Romania’s public deficit reportedly shrinks to 1.2% of GDP in January-April

Romania’s public deficit reached 1.17% of GDP, down from 2.95% of GDP in the same period last year, according to sources familiar with the reporting consulted by Profit.ro. The Finance Ministry has not released the figures yet.

While not as relevant as full-quarterly data, April figures may add optimism on the budget execution side. The budget deficit target for the whole year is 6.2% of GDP.

The result is determined by the record collection by ANAF, strict control of expenses, simultaneously with the reduction of some investments from the state budget, offset by a significant increase in investments from EU funds, according to Profit.ro.

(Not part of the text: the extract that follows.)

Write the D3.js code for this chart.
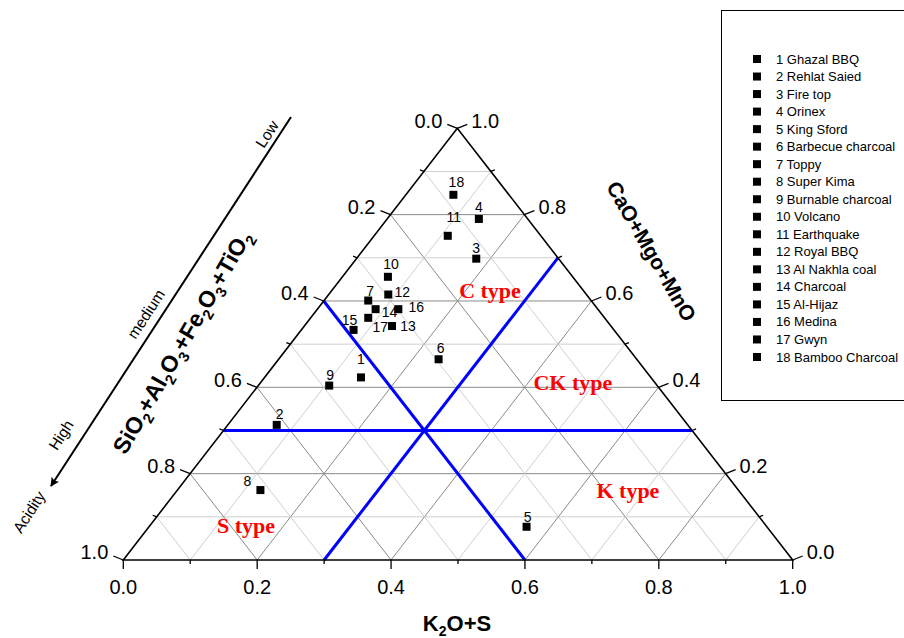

Notably, the public deficit halved nominally in Q1, compared to the same period of 2025, while the deficit to GDP ratio dropped to just over 1% from nearly 2.3% in the same period of 2025.  

The absence of a 2026 budget plan approved by March kept the expenditures low, resulting in a subdued fiscal gap. Separately, the budget execution in April may not be fully relevant for the entire second quarter.

In the first three months of this year, the deficit stood at 1.03% of GDP, RON 21.09 billion. 

At 1.17% of GDP deficit for the first four months, the corresponding amount would be RON 34.77 billion, calculated based on the GDP used by the Ministry of Finance in budget executions. In the first four months of last year, the deficit was 2.95% of GDP, RON 55.97 billion.